-- GOAL --
Strip the pictures and reproduce the rest of the listing exactly.

-- EXERCISE INPUTS --
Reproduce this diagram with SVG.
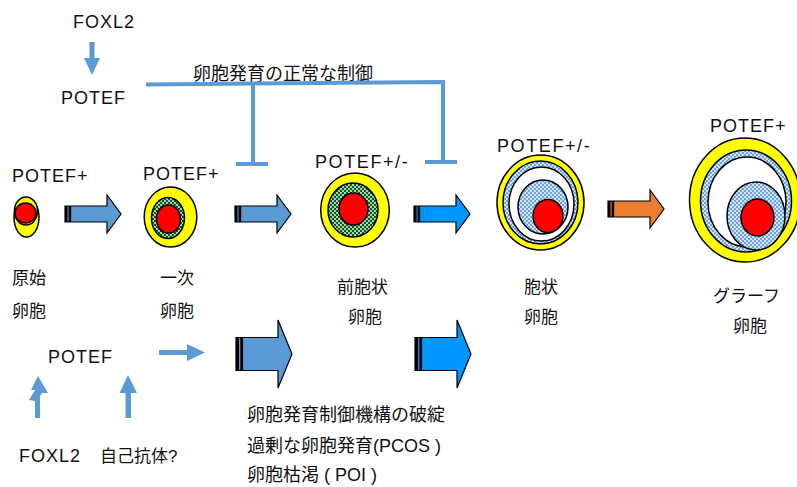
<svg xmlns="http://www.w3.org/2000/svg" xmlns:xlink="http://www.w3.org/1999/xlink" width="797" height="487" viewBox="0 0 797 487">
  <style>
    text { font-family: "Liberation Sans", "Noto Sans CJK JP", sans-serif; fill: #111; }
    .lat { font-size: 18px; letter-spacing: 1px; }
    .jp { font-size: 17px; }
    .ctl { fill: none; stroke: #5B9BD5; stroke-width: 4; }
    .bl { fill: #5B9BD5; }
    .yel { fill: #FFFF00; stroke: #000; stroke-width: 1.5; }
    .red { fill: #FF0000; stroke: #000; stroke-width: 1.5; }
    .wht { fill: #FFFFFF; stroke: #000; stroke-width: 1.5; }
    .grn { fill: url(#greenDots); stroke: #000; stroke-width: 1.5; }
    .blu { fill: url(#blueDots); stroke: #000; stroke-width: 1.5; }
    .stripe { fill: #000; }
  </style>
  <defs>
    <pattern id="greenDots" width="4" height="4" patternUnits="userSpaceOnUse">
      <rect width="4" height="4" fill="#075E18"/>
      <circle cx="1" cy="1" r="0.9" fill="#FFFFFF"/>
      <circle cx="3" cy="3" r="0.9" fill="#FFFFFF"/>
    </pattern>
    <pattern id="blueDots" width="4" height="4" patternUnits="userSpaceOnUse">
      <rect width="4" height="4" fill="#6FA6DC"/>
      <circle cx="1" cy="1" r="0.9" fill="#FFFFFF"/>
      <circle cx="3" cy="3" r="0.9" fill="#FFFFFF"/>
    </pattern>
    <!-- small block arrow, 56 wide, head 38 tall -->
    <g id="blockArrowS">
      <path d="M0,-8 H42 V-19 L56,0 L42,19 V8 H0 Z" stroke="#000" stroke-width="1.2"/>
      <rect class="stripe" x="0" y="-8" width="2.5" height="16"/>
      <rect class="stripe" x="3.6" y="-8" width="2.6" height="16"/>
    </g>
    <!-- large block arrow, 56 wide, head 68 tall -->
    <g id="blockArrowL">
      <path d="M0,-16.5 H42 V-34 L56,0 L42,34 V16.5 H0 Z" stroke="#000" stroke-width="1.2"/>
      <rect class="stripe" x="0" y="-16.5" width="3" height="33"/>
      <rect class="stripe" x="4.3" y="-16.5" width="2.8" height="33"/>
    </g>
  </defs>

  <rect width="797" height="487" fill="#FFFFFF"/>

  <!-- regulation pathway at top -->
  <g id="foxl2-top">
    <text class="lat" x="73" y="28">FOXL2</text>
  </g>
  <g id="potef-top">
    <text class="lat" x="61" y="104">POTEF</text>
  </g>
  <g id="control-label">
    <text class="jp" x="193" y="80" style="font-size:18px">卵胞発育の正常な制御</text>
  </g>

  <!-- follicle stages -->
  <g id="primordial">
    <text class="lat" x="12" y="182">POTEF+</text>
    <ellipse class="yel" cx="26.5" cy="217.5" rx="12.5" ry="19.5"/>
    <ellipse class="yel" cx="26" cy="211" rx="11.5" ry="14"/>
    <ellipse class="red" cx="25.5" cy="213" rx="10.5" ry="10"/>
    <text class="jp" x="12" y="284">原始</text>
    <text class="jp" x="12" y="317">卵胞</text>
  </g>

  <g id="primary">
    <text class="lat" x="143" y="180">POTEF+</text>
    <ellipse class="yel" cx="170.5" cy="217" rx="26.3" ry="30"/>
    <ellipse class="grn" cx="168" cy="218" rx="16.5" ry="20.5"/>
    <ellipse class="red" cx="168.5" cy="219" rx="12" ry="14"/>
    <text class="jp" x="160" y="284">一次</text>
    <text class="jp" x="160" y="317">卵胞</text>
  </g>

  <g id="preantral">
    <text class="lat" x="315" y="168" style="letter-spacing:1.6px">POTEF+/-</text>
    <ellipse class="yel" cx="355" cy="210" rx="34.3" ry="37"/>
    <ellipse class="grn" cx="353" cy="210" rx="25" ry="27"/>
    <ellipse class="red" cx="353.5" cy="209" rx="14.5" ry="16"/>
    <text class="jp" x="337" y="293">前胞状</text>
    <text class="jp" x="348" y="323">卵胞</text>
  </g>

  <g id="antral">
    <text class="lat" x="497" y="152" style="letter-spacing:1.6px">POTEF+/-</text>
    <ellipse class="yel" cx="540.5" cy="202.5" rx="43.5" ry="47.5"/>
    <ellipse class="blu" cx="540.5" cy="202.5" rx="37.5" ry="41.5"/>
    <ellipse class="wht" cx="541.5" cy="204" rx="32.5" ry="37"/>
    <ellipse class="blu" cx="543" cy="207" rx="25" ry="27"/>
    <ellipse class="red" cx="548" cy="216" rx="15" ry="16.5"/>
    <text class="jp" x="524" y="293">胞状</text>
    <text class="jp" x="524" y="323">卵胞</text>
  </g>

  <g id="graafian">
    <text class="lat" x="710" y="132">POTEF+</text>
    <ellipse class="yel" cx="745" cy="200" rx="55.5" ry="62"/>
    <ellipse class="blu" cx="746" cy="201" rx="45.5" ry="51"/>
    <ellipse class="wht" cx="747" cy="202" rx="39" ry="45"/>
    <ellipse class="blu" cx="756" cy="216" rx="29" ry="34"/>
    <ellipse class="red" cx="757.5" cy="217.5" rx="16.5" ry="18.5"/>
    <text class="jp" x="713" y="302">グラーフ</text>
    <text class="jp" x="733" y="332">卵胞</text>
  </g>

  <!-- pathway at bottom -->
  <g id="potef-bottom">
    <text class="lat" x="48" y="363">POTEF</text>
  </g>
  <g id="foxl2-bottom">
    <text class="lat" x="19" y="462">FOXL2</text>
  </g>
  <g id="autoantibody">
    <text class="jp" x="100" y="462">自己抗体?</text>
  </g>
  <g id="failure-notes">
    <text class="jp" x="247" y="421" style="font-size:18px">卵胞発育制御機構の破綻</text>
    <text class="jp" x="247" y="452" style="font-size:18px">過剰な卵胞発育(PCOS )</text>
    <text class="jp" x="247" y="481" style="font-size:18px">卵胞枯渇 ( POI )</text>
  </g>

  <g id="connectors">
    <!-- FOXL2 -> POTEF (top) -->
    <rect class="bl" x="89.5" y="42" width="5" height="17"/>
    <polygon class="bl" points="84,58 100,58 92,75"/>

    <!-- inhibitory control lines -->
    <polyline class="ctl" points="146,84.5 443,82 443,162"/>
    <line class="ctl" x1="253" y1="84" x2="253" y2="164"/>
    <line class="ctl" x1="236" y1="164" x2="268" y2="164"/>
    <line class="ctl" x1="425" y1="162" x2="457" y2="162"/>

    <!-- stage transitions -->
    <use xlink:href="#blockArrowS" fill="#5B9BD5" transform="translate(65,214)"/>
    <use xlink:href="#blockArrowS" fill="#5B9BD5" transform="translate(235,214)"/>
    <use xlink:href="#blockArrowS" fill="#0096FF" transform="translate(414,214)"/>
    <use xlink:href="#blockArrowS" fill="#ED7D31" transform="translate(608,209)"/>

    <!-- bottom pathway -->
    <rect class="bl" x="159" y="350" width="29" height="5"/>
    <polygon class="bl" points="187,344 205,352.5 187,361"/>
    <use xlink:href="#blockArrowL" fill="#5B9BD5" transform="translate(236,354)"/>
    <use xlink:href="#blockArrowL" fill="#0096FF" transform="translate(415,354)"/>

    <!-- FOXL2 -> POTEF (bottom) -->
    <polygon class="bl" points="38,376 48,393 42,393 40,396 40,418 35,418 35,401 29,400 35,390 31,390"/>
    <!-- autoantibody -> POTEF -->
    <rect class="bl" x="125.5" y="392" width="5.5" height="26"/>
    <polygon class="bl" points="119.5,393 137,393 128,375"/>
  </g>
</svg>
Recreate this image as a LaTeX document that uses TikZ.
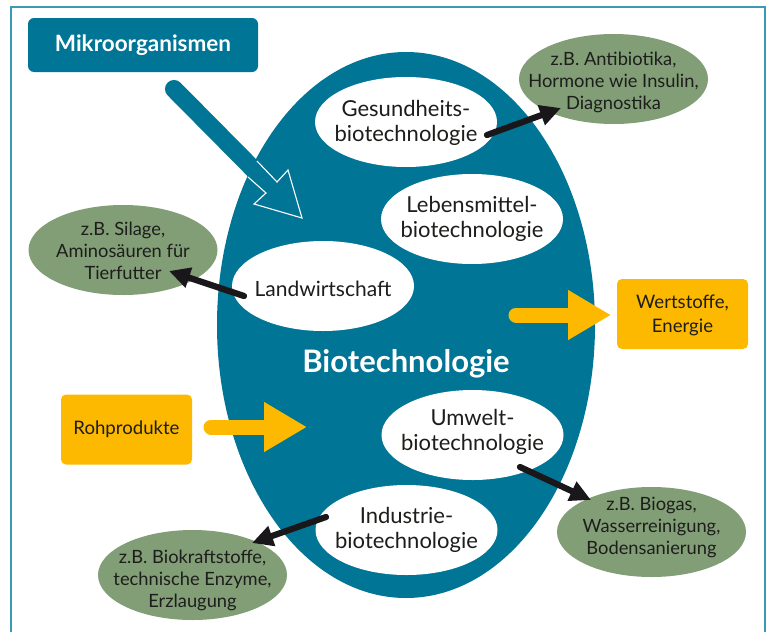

-- RESPONSE --
Reproduce this diagram with SVG.
<svg xmlns="http://www.w3.org/2000/svg" xmlns:xlink="http://www.w3.org/1999/xlink" width="797" height="487" viewBox="0 0 797 487">
  <style>
    text { font-family: "Liberation Sans", "Noto Sans CJK JP", sans-serif; fill: #111; }
    .lat { font-size: 18px; letter-spacing: 1px; }
    .jp { font-size: 17px; }
    .ctl { fill: none; stroke: #5B9BD5; stroke-width: 4; }
    .bl { fill: #5B9BD5; }
    .yel { fill: #FFFF00; stroke: #000; stroke-width: 1.5; }
    .red { fill: #FF0000; stroke: #000; stroke-width: 1.5; }
    .wht { fill: #FFFFFF; stroke: #000; stroke-width: 1.5; }
    .grn { fill: url(#greenDots); stroke: #000; stroke-width: 1.5; }
    .blu { fill: url(#blueDots); stroke: #000; stroke-width: 1.5; }
    .stripe { fill: #000; }
  </style>
  <defs>
    <pattern id="greenDots" width="4" height="4" patternUnits="userSpaceOnUse">
      <rect width="4" height="4" fill="#075E18"/>
      <circle cx="1" cy="1" r="0.9" fill="#FFFFFF"/>
      <circle cx="3" cy="3" r="0.9" fill="#FFFFFF"/>
    </pattern>
    <pattern id="blueDots" width="4" height="4" patternUnits="userSpaceOnUse">
      <rect width="4" height="4" fill="#6FA6DC"/>
      <circle cx="1" cy="1" r="0.9" fill="#FFFFFF"/>
      <circle cx="3" cy="3" r="0.9" fill="#FFFFFF"/>
    </pattern>
    <!-- small block arrow, 56 wide, head 38 tall -->
    <g id="blockArrowS">
      <path d="M0,-8 H42 V-19 L56,0 L42,19 V8 H0 Z" stroke="#000" stroke-width="1.2"/>
      <rect class="stripe" x="0" y="-8" width="2.5" height="16"/>
      <rect class="stripe" x="3.6" y="-8" width="2.6" height="16"/>
    </g>
    <!-- large block arrow, 56 wide, head 68 tall -->
    <g id="blockArrowL">
      <path d="M0,-16.5 H42 V-34 L56,0 L42,34 V16.5 H0 Z" stroke="#000" stroke-width="1.2"/>
      <rect class="stripe" x="0" y="-16.5" width="3" height="33"/>
      <rect class="stripe" x="4.3" y="-16.5" width="2.8" height="33"/>
    </g>
  </defs>

  <rect width="797" height="487" fill="#FFFFFF"/>

  <!-- regulation pathway at top -->
  <g id="foxl2-top">
    <text class="lat" x="73" y="28">FOXL2</text>
  </g>
  <g id="potef-top">
    <text class="lat" x="61" y="104">POTEF</text>
  </g>
  <g id="control-label">
    <text class="jp" x="193" y="80" style="font-size:18px">卵胞発育の正常な制御</text>
  </g>

  <!-- follicle stages -->
  <g id="primordial">
    <text class="lat" x="12" y="182">POTEF+</text>
    <ellipse class="yel" cx="26.5" cy="217.5" rx="12.5" ry="19.5"/>
    <ellipse class="yel" cx="26" cy="211" rx="11.5" ry="14"/>
    <ellipse class="red" cx="25.5" cy="213" rx="10.5" ry="10"/>
    <text class="jp" x="12" y="284">原始</text>
    <text class="jp" x="12" y="317">卵胞</text>
  </g>

  <g id="primary">
    <text class="lat" x="143" y="180">POTEF+</text>
    <ellipse class="yel" cx="170.5" cy="217" rx="26.3" ry="30"/>
    <ellipse class="grn" cx="168" cy="218" rx="16.5" ry="20.5"/>
    <ellipse class="red" cx="168.5" cy="219" rx="12" ry="14"/>
    <text class="jp" x="160" y="284">一次</text>
    <text class="jp" x="160" y="317">卵胞</text>
  </g>

  <g id="preantral">
    <text class="lat" x="315" y="168" style="letter-spacing:1.6px">POTEF+/-</text>
    <ellipse class="yel" cx="355" cy="210" rx="34.3" ry="37"/>
    <ellipse class="grn" cx="353" cy="210" rx="25" ry="27"/>
    <ellipse class="red" cx="353.5" cy="209" rx="14.5" ry="16"/>
    <text class="jp" x="337" y="293">前胞状</text>
    <text class="jp" x="348" y="323">卵胞</text>
  </g>

  <g id="antral">
    <text class="lat" x="497" y="152" style="letter-spacing:1.6px">POTEF+/-</text>
    <ellipse class="yel" cx="540.5" cy="202.5" rx="43.5" ry="47.5"/>
    <ellipse class="blu" cx="540.5" cy="202.5" rx="37.5" ry="41.5"/>
    <ellipse class="wht" cx="541.5" cy="204" rx="32.5" ry="37"/>
    <ellipse class="blu" cx="543" cy="207" rx="25" ry="27"/>
    <ellipse class="red" cx="548" cy="216" rx="15" ry="16.5"/>
    <text class="jp" x="524" y="293">胞状</text>
    <text class="jp" x="524" y="323">卵胞</text>
  </g>

  <g id="graafian">
    <text class="lat" x="710" y="132">POTEF+</text>
    <ellipse class="yel" cx="745" cy="200" rx="55.5" ry="62"/>
    <ellipse class="blu" cx="746" cy="201" rx="45.5" ry="51"/>
    <ellipse class="wht" cx="747" cy="202" rx="39" ry="45"/>
    <ellipse class="blu" cx="756" cy="216" rx="29" ry="34"/>
    <ellipse class="red" cx="757.5" cy="217.5" rx="16.5" ry="18.5"/>
    <text class="jp" x="713" y="302">グラーフ</text>
    <text class="jp" x="733" y="332">卵胞</text>
  </g>

  <!-- pathway at bottom -->
  <g id="potef-bottom">
    <text class="lat" x="48" y="363">POTEF</text>
  </g>
  <g id="foxl2-bottom">
    <text class="lat" x="19" y="462">FOXL2</text>
  </g>
  <g id="autoantibody">
    <text class="jp" x="100" y="462">自己抗体?</text>
  </g>
  <g id="failure-notes">
    <text class="jp" x="247" y="421" style="font-size:18px">卵胞発育制御機構の破綻</text>
    <text class="jp" x="247" y="452" style="font-size:18px">過剰な卵胞発育(PCOS )</text>
    <text class="jp" x="247" y="481" style="font-size:18px">卵胞枯渇 ( POI )</text>
  </g>

  <g id="connectors">
    <!-- FOXL2 -> POTEF (top) -->
    <rect class="bl" x="89.5" y="42" width="5" height="17"/>
    <polygon class="bl" points="84,58 100,58 92,75"/>

    <!-- inhibitory control lines -->
    <polyline class="ctl" points="146,84.5 443,82 443,162"/>
    <line class="ctl" x1="253" y1="84" x2="253" y2="164"/>
    <line class="ctl" x1="236" y1="164" x2="268" y2="164"/>
    <line class="ctl" x1="425" y1="162" x2="457" y2="162"/>

    <!-- stage transitions -->
    <use xlink:href="#blockArrowS" fill="#5B9BD5" transform="translate(65,214)"/>
    <use xlink:href="#blockArrowS" fill="#5B9BD5" transform="translate(235,214)"/>
    <use xlink:href="#blockArrowS" fill="#0096FF" transform="translate(414,214)"/>
    <use xlink:href="#blockArrowS" fill="#ED7D31" transform="translate(608,209)"/>

    <!-- bottom pathway -->
    <rect class="bl" x="159" y="350" width="29" height="5"/>
    <polygon class="bl" points="187,344 205,352.5 187,361"/>
    <use xlink:href="#blockArrowL" fill="#5B9BD5" transform="translate(236,354)"/>
    <use xlink:href="#blockArrowL" fill="#0096FF" transform="translate(415,354)"/>

    <!-- FOXL2 -> POTEF (bottom) -->
    <polygon class="bl" points="38,376 48,393 42,393 40,396 40,418 35,418 35,401 29,400 35,390 31,390"/>
    <!-- autoantibody -> POTEF -->
    <rect class="bl" x="125.5" y="392" width="5.5" height="26"/>
    <polygon class="bl" points="119.5,393 137,393 128,375"/>
  </g>
</svg>
Recreate this image as a LaTeX document that uses TikZ.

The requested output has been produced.